The GmbH shareholder has a comprehensive right to information from the company, which, according to case law (6Ob11/08y), also includes the right to inspect the books. A shareholder may not only inspect the books of the company but also of the wholly-owned subsidiaries of the company within fourteen days prior to the shareholders’ general annual meeting at which the annual financial statements are to be approved.
The right to information can be exersiced also outside of the shareholders’ general meeting, but it must not be exercised in an abusive manner. The right to information and the right to inspect the books also includes the right to make copies and reproductions (e.g. digital photographs). The shareholder may also engage an authorised lawyer or auditor to exercise its right (6 Ob 89/16f).

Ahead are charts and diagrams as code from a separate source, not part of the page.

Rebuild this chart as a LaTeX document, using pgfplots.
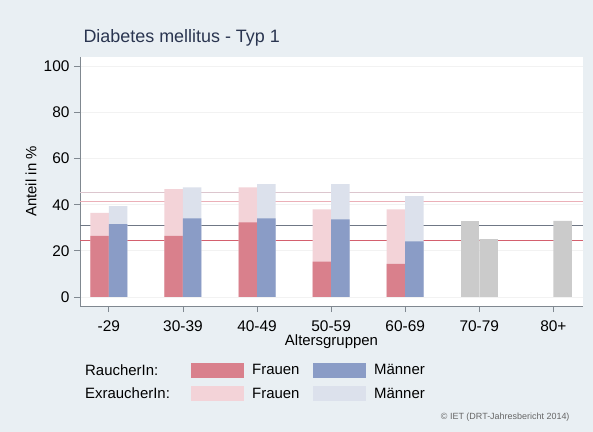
\documentclass[border=0pt]{standalone}
\usepackage{pgfplots}
\pgfplotsset{compat=1.18}
\usepackage{fontspec}
\setmainfont{Liberation Sans}

\definecolor{bgc}{HTML}{E9EFF3}
\definecolor{fdark}{HTML}{D9808C}
\definecolor{flight}{HTML}{F3D3D8}
\definecolor{mdark}{HTML}{8A9CC6}
\definecolor{mlight}{HTML}{DCE1EC}
\definecolor{grey}{HTML}{CBCBCB}
\definecolor{titlec}{HTML}{2A3550}
\definecolor{axisc}{HTML}{808890}
\definecolor{lineA}{HTML}{DCC6CE}
\definecolor{lineB}{HTML}{EBB0B8}
\definecolor{lineC}{HTML}{6F7785}
\definecolor{lineD}{HTML}{D4606E}

\pgfplotsset{
  swatch/.style={legend image code/.code={\fill[##1, draw=none] (0bp,-7.5bp) rectangle (53bp,7.5bp);}},
}

\begin{document}
\begin{tikzpicture}
\useasboundingbox (0,0) rectangle (593bp,432bp);
\fill[bgc] (0,0) rectangle (593bp,432bp);
\begin{axis}[
  at={(80bp,126bp)}, anchor=south west,
  scale only axis, width=503bp, height=249bp,
  xmin=-0.39, xmax=6.4, ymin=-3.9, ymax=104,
  axis background/.style={fill=white},
  axis x line*=bottom, axis y line*=left,
  axis line style={axisc, line width=0.8pt},
  every tick/.style={axisc, line width=0.8pt},
  tick align=outside, major tick length=6bp,
  xtick={0,...,6},
  xticklabels={-29,30-39,40-49,50-59,60-69,70-79,80+},
  ytick={0,20,...,100},
  ymajorgrids, major grid style={draw=gray!10, line width=0.8pt},
  /pgf/number format/assume math mode=true,
  tick label style={font=\fontsize{15.5}{17}\selectfont, black},
  xticklabel style={yshift=-5bp},
  yticklabel style={xshift=-1bp},
  xlabel={Altersgruppen}, ylabel={Anteil in \%},
  every axis x label/.style={at={(axis description cs:0.5,0)}, yshift=-36bp, anchor=center, font=\fontsize{15}{17}\selectfont},
  every axis y label/.style={at={(axis description cs:0,0.5)}, xshift=-49bp, rotate=90, anchor=center, font=\fontsize{15}{17}\selectfont},
  title={Diabetes mellitus - Typ 1},
  title style={at={(axis description cs:0,1)}, anchor=west, yshift=13bp, xshift=0bp, font=\fontsize{18}{21}\selectfont, text=titlec},
  legend columns=3,
  legend cell align=left,
  legend style={at={(axis description cs:0,0)}, anchor=north west, xshift=3bp, yshift=-56bp,
    draw=none, fill=none, inner sep=0pt, row sep=7bp,
    font=\fontsize{15}{17}\selectfont},
]
% reference lines
\addplot[forget plot, color=lineA, line width=1pt] coordinates {(-0.39,45.1) (6.4,45.1)};
\addplot[forget plot, color=lineB, line width=1pt] coordinates {(-0.39,41.3) (6.4,41.3)};
\addplot[forget plot, color=lineC, line width=1pt] coordinates {(-0.39,31.2) (6.4,31.2)};
\addplot[forget plot, color=lineD, line width=1pt] coordinates {(-0.39,24.4) (6.4,24.4)};
% Frauen: RaucherIn + ExraucherIn (total), RaucherIn
\addplot[forget plot, ybar, bar width=18.5bp, bar shift=-9.25bp, fill=flight, draw=none] coordinates {
  (0,36.5) (1,46.7) (2,47.5) (3,38.0) (4,38.0)};
\addplot[forget plot, ybar, bar width=18.5bp, bar shift=-9.25bp, fill=fdark, draw=none] coordinates {
  (0,26.5) (1,26.5) (2,32.3) (3,15.3) (4,14.3)};
% Maenner
\addplot[forget plot, ybar, bar width=18.5bp, bar shift=9.25bp, fill=mlight, draw=none] coordinates {
  (0,39.4) (1,47.5) (2,48.9) (3,48.9) (4,43.7)};
\addplot[forget plot, ybar, bar width=18.5bp, bar shift=9.25bp, fill=mdark, draw=none] coordinates {
  (0,31.6) (1,34.1) (2,34.1) (3,33.6) (4,24.1)};
% grey groups
\addplot[forget plot, ybar, bar width=18.5bp, bar shift=-9.25bp, fill=grey, draw=none] coordinates {(5,33.0)};
\addplot[forget plot, ybar, bar width=18.5bp, bar shift=9.25bp, fill=grey, draw=none] coordinates {(5,25.1) (6,33.0)};

\addlegendimage{empty legend}
\addlegendentry{\makebox[104bp][l]{RaucherIn:}}
\addlegendimage{swatch, fill=fdark}
\addlegendentry{\hspace{6bp}\makebox[59bp][l]{Frauen}}
\addlegendimage{swatch, fill=mdark}
\addlegendentry{\hspace{6bp}Männer}
\addlegendimage{empty legend}
\addlegendentry{\makebox[104bp][l]{ExraucherIn:}}
\addlegendimage{swatch, fill=flight}
\addlegendentry{\hspace{6bp}\makebox[59bp][l]{Frauen}}
\addlegendimage{swatch, fill=mlight}
\addlegendentry{\hspace{6bp}Männer}
\end{axis}
\node[anchor=east, font=\fontsize{9}{11}\selectfont, text=gray!80!black] at (573bp,15bp) {© IET (DRT-Jahresbericht 2014)};
\end{tikzpicture}
\end{document}
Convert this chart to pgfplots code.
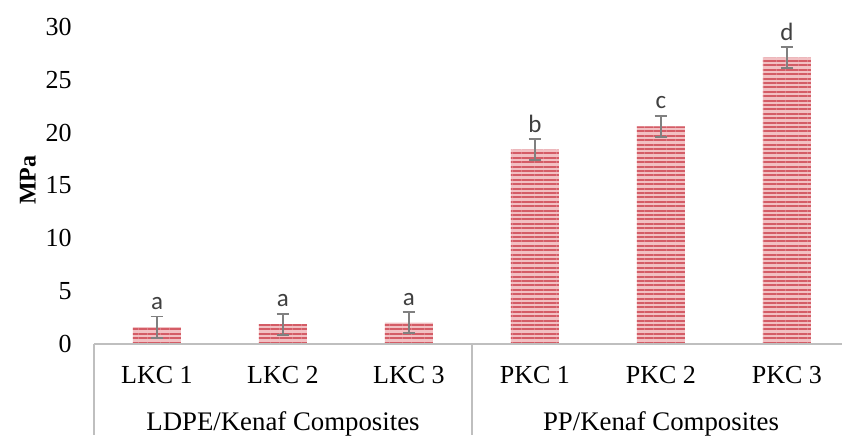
\documentclass[border=0pt]{standalone}
\usepackage{pgfplots}
\pgfplotsset{compat=1.18}
\usepackage{fontspec}
\setmainfont{Liberation Serif}
\newfontfamily\calibri{Carlito}
\usetikzlibrary{patterns.meta}
\definecolor{barred}{RGB}{212,92,102}
\definecolor{barpink}{RGB}{242,192,195}
\definecolor{errgray}{RGB}{128,128,128}
\definecolor{linegray}{RGB}{191,191,191}
\definecolor{lettergray}{RGB}{64,64,64}
\begin{document}
\begin{tikzpicture}
\begin{axis}[
 scale only axis, width=374pt, height=158.5pt,
 xmin=-0.5, xmax=5.437, ymin=0, ymax=30,
 axis line style={draw=none},
 ytick={0,5,...,30},
 xtick={0,...,5},
 xticklabels={LKC 1,LKC 2,LKC 3,PKC 1,PKC 2,PKC 3},
 major tick length=0pt,
 tick label style={font=\fontsize{13}{15}\selectfont},
 /pgf/number format/assume math mode=true,
 yticklabel style={anchor=east, inner sep=0pt, xshift=-11pt},
 xticklabel style={anchor=base, inner sep=0pt, yshift=-19.7pt},
 clip=false,
]
\addplot[ybar, bar width=24pt, draw=none, fill=barpink,
  postaction={pattern={Lines[angle=0,distance=2.2pt,line width=1.0pt]}, pattern color=barred},
  error bars/.cd, y dir=both, y explicit,
  error bar style={draw=errgray, line width=0.85pt},
  error mark options={rotate=90, mark size=3.2pt, line width=0.85pt, draw=errgray}]
 coordinates {
 (0,1.6) +- (0,1.0)
 (1,1.87) +- (0,1.0)
 (2,2.02) +- (0,1.0)
 (3,18.4) +- (0,1.0)
 (4,20.6) +- (0,1.0)
 (5,27.1) +- (0,1.0)
 };
\draw[linegray, line width=1.1pt] (axis cs:-0.5,0) -- (axis cs:5.437,0);
\begin{scope}[every node/.style={anchor=base, yshift=3.5pt, text=lettergray, font=\calibri\fontsize{12.5}{14}\selectfont, inner sep=0pt}]
\node at (axis cs:0,2.6) {a};
\node at (axis cs:1,2.87) {a};
\node at (axis cs:2,3.02) {a};
\node at (axis cs:3,19.4) {b};
\node at (axis cs:4,21.6) {c};
\node at (axis cs:5,28.1) {d};
\end{scope}
\end{axis}
\draw[linegray, line width=1.1pt] (0,0) -- (0,-45.5pt);
\draw[linegray, line width=1.1pt] (189pt,0) -- (189pt,-45.5pt);
\node[anchor=base, inner sep=0pt, font=\fontsize{13.4}{15}\selectfont] at (94.5pt,-43pt) {LDPE/Kenaf Composites};
\node[anchor=base, inner sep=0pt, font=\fontsize{13.4}{15}\selectfont] at (283.5pt,-43pt) {PP/Kenaf Composites};
\node[rotate=90, inner sep=0pt, font=\bfseries\fontsize{12}{14}\selectfont] at (-33pt,82pt) {MPa};
\pgfresetboundingbox
\path[use as bounding box] (-47pt,-45.5pt) rectangle (374pt,172pt);
\end{tikzpicture}
\end{document}
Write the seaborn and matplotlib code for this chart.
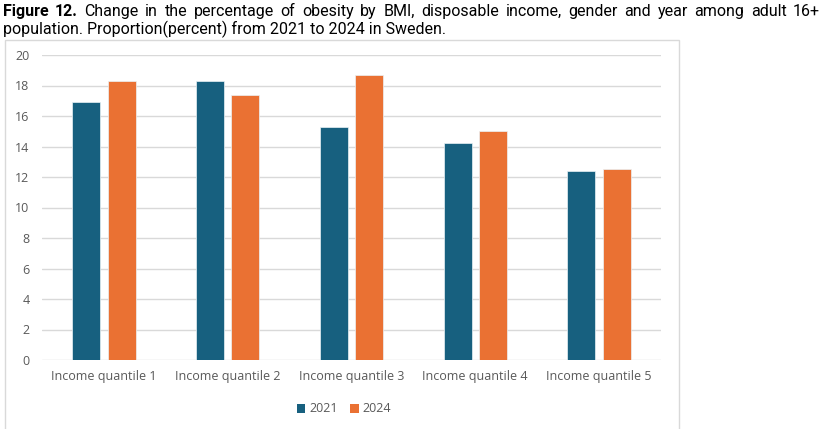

The shareholder may therefore also use several experts, provided that this is not to be regarded as harassing or abusive in individual cases with regard to the associated disruption of the company’s business or for other reasons.
The question of whether the requested disclosure of information is being sought in an abusive manner or is impossible can usually only be answered on the basis of the particular circumstances of the individual case. In one of its rulings (6 Ob 323/98p), the Austrian Supreme Court refers to case law in Germany, according to which a request for information is considered to be abusive, for example, if it is intended to provoke a disproportionate administrative burden and the shareholder’s own interest in the requested information is of little relevance. Abuse of rights is deemed to exist, for example, if the shareholder seeks to obtain business information that he needs and wants to use for his competing company (6 Ob 215/97d).
If the managing director refuses to allow the inspection of the books, this can be enforced by court order and a fine can be imposed on him. If the managing director continues to refuse access to the books despite the fine, in the most extreme case the managing director can even be threatened with imprisonment. If necessary, the managing director would therefore have to resign from his position if he wants to avoid penalties (3 Ob 48/11x).